B) L'animal guerrier
L'homme à la guerre est fréquemment animalisé dans la poème. C'est une bête féroce et méprisable. La métaphore filée des chiens « nos dents serrées » ; « chiens lécheurs de sang » ; « chiens de feu » ; « aboyez » et de l'âne « nos poitrines d'ânes » ; « mugissent » figurent l'homme à la guerre.
L'image du chien est d'avantage insistante, puisque reprise de chez Céline dans Voyage au bout de la nuit « plus enragés que les chiens, adorant leur rage (ce que les chiens ne font pas), cent, mille fois plus enragés que mille chiens. » Cette assimilation de l'homme au chien permet de traduire la pulsion meurtrière, bestiale qui dirige les hommes aux combats.
C) Quelle dénonciation ?
- Emploi réitéré du pronom « nous » → le poète fait de la guerre l'affaire de tous. Poète et lecteur sont compris dans ce pronom
- Anaphore « La guerre est en nous » met en valeur et amplifie le fait que personne ne peut se sentir innocent, nous sommes tous « Fils de guerre »
Pourtant les militaires sont la cible de la critique de manière encore plus virulente
- Périphrase « ces imbéciles multicolores » les désignent de manière péjorative
- Symboles « le drapeau » ; « la trompette » sont des représentations indirectes
- Expression ironique « vieille mythologie en aluminium redoré » → l'auteur s'insurge contre les clichés de l'héroïsme militaire
- Rejet des valeurs « la liberté la gloire la vérité »

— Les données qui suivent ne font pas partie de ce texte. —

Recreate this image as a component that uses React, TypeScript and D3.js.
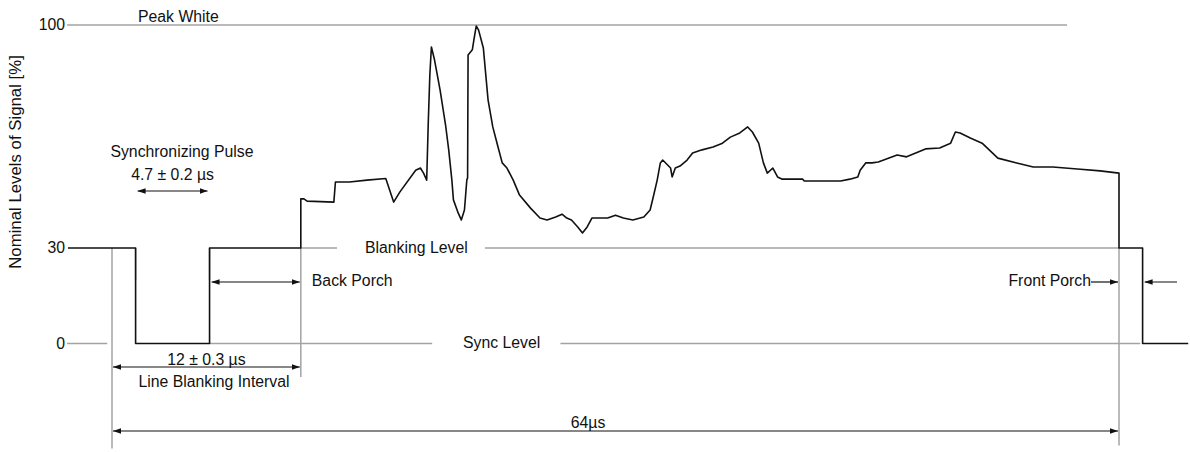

→ Le culte du drapeau, de l'héroïsme est présenté comme un leurre : les beaux idéaux ne sont là que pour dissimuler la pulsion de mort chez l'homme.
- Évocation de La Marseillaise à travers la citation « Entendez-vous dans les campagnes », prend une toute autre signification. L'héroïsme des féroces soldats du chant patriotique est détourné pour devenir l'expression de la férocité guerrière de l'ennemi : Soupault laisse entendre les cris des victimes. Mais elles sont elles-mêmes coupables d'avoir cru en l'héroïsme guerrier « parce qu'on leur a dit que c'était beau »
Conclusion
Ce poème en vers libres permet donc de porter un regard sur le monde qui entoure le poète, et de développer une critique de l'homme.